Zonguldak'ta 'Erbakan'ı Anmak ve Anlamak' Programı

Saadet Partisi Genel Başkan Yardımcısı İlyas Töngüç, "Bir insanın büyüklüğü davasının büyüklüğü kadardır. Erbakan hocamızı aslında davasının büyüklüğüyle beraber andığımızda ortaya fevkalade ciddi bir durum çıkmıştır" dedi.

Tongüç, Anadolu Gençlik Derneği Zonguldak Şubesince Genel Maden İşçileri Sendikası (GMİS) Şemsi Denizer Salonunda gerçekleştirilen "Erbakan'ı Anlamak" adlı programda, eski başbakanlardan Necmettin Erbakan'ın ölümünün üzerinden 3 yıl geçtiğini söyledi.

"Necmettin Erbakan'ın ortaya koyduğu manayı anlamak için hangi davayı yüklendiğini bilmek zorundayız" diyen Tongüç, şöyle konuştu:
"Bu noktadan baktığımızda Erbakan hocamızın insanlığı kurtarma davasına kendisini adadığını görmemiz mümkün. İnsanlığı kurtarma davası o kadar önemlidir ki bu ilk etapta bulunduğu toplum içerisinde bütün peygamberlerde olduğu gibi peygamberlerin yolunda gidenlerin de başına gelen şey aslında merhum Erbakan hocamızın ve Milli Görüşçülerin de başına gelmiştir.

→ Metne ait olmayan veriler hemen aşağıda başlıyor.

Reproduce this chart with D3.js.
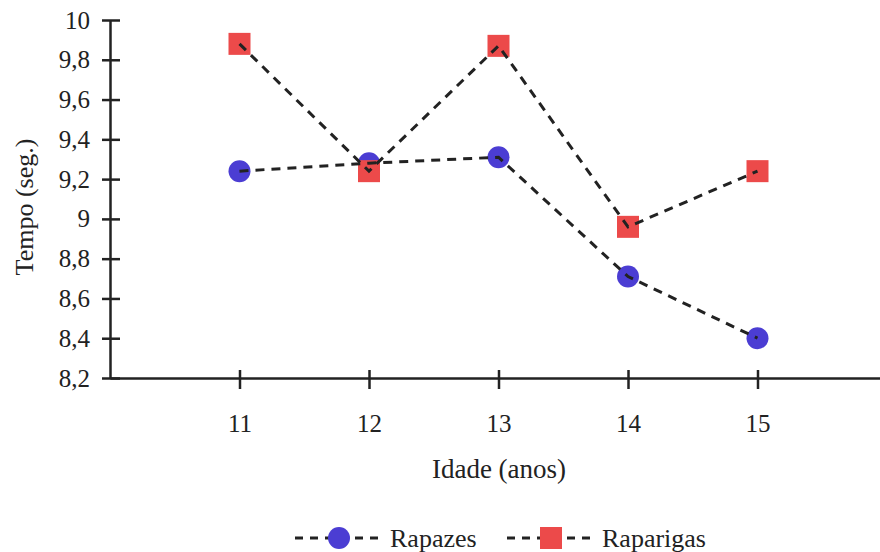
<!DOCTYPE html>
<html>
<head>
<meta charset="utf-8">
<script src="https://cdn.jsdelivr.net/npm/d3@7"></script>
<style>
  body { margin: 0; background: #fff; }
</style>
</head>
<body>
<div id="chart"></div>
<script>
// idades e tempos
const idades = [11, 12, 13, 14, 15]
const rapazes = [9.24, 9.28, 9.31, 8.71, 8.40]
const raparigas = [9.88, 9.24, 9.87, 8.96, 9.24]
const yTicks = [8.2, 8.4, 8.6, 8.8, 9, 9.2, 9.4, 9.6, 9.8, 10]
const series = [
    { name: "Rapazes", values: rapazes, shape: "circle", color: "#4b3dd3" },
    { name: "Raparigas", values: raparigas, shape: "square", color: "#ec4a4a" }
]

const width = 880, height = 552
const serif = "'Times New Roman', 'Liberation Serif', Times, serif"
const pt = d3.formatLocale({ decimal: ",", thousands: ".", grouping: [3], currency: ["", "€"] })
const fmt = pt.format("~g")

let svg = d3.select("#chart").append("svg")
    .attr("width", width)
    .attr("height", height)
    .style("font-family", serif)

const x = d3.scaleLinear().domain([10, 16]).range([110, 887])
const y = d3.scaleLinear().domain([8.2, 10]).range([378, 20])

// eixo y
svg.append("g")
    .attr("transform", "translate(110,0)")
    .call(d3.axisLeft(y).tickValues(yTicks).tickFormat(fmt).tickSizeOuter(0))
    .attr("font-family", serif)
    .call(g => g.select(".domain").attr("stroke", "#222").attr("stroke-width", 2.5))
    .call(g => g.selectAll(".tick line").attr("x1", -8).attr("x2", 10)
                .attr("stroke", "#222").attr("stroke-width", 2.5))
    .call(g => g.selectAll(".tick text").attr("x", -20).attr("fill", "#222")
                .style("font-size", "25px"))

// eixo x
svg.append("g")
    .attr("transform", "translate(0,378)")
    .call(d3.axisBottom(x).tickValues(idades).tickFormat(d3.format("d")).tickSizeOuter(0))
    .attr("font-family", serif)
    .call(g => g.select(".domain").attr("stroke", "#222").attr("stroke-width", 2.5))
    .call(g => g.selectAll(".tick line").attr("y1", -8).attr("y2", 11)
                .attr("stroke", "#222").attr("stroke-width", 2.5))
    .call(g => g.selectAll(".tick text").attr("y", 36).attr("fill", "#222")
                .style("font-size", "25px"))

// títulos
svg.append("text")
    .attr("transform", "translate(33,207) rotate(-90)")
    .attr("text-anchor", "middle")
    .attr("fill", "#222")
    .style("font-size", "26px")
    .text("Tempo (seg.)")

svg.append("text")
    .attr("x", 499).attr("y", 478)
    .attr("text-anchor", "middle")
    .attr("fill", "#222")
    .style("font-size", "27px")
    .text("Idade (anos)")

function drawMarker(g, shape, color, cx, cy) {
    if (shape == "circle") {
        g.append("circle").attr("cx", cx).attr("cy", cy).attr("r", 11).attr("fill", color)
    } else {
        g.append("rect").attr("x", cx - 11).attr("y", cy - 11)
            .attr("width", 22).attr("height", 22).attr("fill", color)
    }
}

// marcadores
const gMarks = svg.append("g")
series.forEach(s => {
    s.values.forEach((v, i) => drawMarker(gMarks, s.shape, s.color, x(idades[i]), y(v)))
})

// linhas tracejadas por cima
const line = d3.line().x((d, i) => x(idades[i])).y(d => y(d))
series.forEach(s => {
    svg.append("path")
        .attr("d", line(s.values))
        .attr("fill", "none")
        .attr("stroke", "#222")
        .attr("stroke-width", 3)
        .attr("stroke-dasharray", "9,7")
})

// legenda
const legendPos = [295, 507]
series.forEach((s, i) => {
    const lg = svg.append("g").attr("transform", `translate(${legendPos[i]},538)`)
    lg.append("line")
        .attr("x1", 0).attr("x2", 88)
        .attr("stroke", "#222").attr("stroke-width", 3)
        .attr("stroke-dasharray", "8,7")
    drawMarker(lg, s.shape, s.color, 44, 0)
    lg.append("text")
        .attr("x", 95).attr("y", 0).attr("dy", "0.33em")
        .attr("fill", "#222")
        .style("font-size", "26px")
        .text(s.name)
})
</script>
</body>
</html>
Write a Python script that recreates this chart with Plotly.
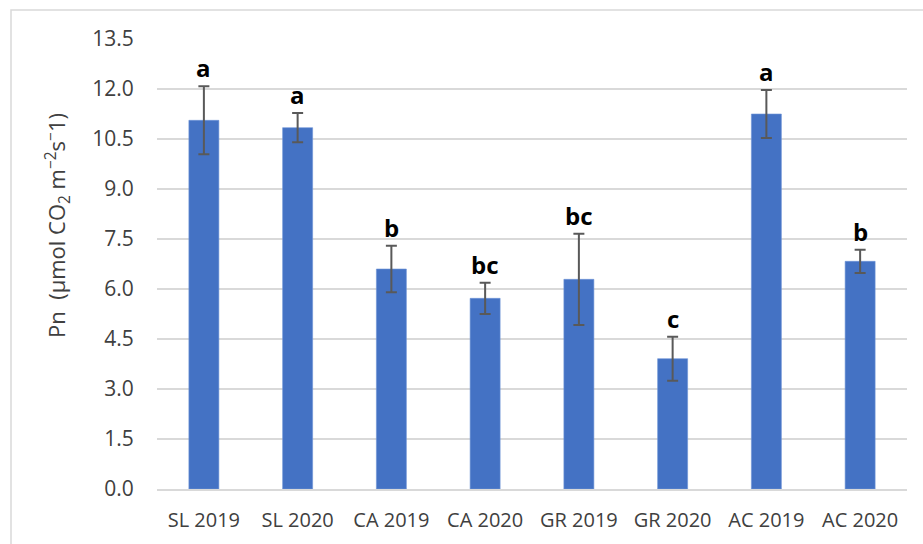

Fikirler yüksek dağlara benzer, alışık olmayanı ürkütür. İşte Milli Görüş hareketi başladığı günlerde çok muhteşem bir tablo ortaya getirmiştir. Özellikle insanlarımız arasında yoğun bir kalbi bağlılık ortaya çıkmıştır. Birtakım iç ve dış güçler arasında tedirginliğe vesile olmuştur. Bir insanın büyüklüğü davasının büyüklüğü kadardır. Erbakan hocamızı aslında davasının büyüklüğüyle beraber andığımızda ortaya fevkalade ciddi bir durum çıkmıştır."
- "Yeni bir dünya kurma mecburiyetindeyiz"
İnsanların yaşadığı dünyanın kan ve gözyaşından başka bir şey vermediğini anlatan İlyas Tongüç, şunları kaydetti:
"Bu dünya Müslümanların dünyası değildir. Bu dünya yerine yeni bir dünya kurma mecburiyetindeyiz. Anadolu'nun mahiyetini görmek zorundayız. Bin yıl önce bu topraklara geldiğimizden itibaren Anadolu, 27-28 haçlı seferiyle karşı karşıya kalmıştır. Bu haçlı seferlerinin tamamına bu millet göğsündeki imanla asla ve asla geçit vermemiştir. Milletimizin başı ne zaman sıkışırsa, ne zaman sıkıntıya düşecek olursa imanına ve inancına sarılmış ve yeniden ayağa kalkmıştır. Hocamız bu şuura sahip olarak hep adımlarını dikkatli atmıştır. Bu şuuru, milletini, hangi tarihten geldiğini bilen ve Batı'nın karşısına çıkılmasını gerektiğini bilecek kadar şuurlu önder ve liderdi."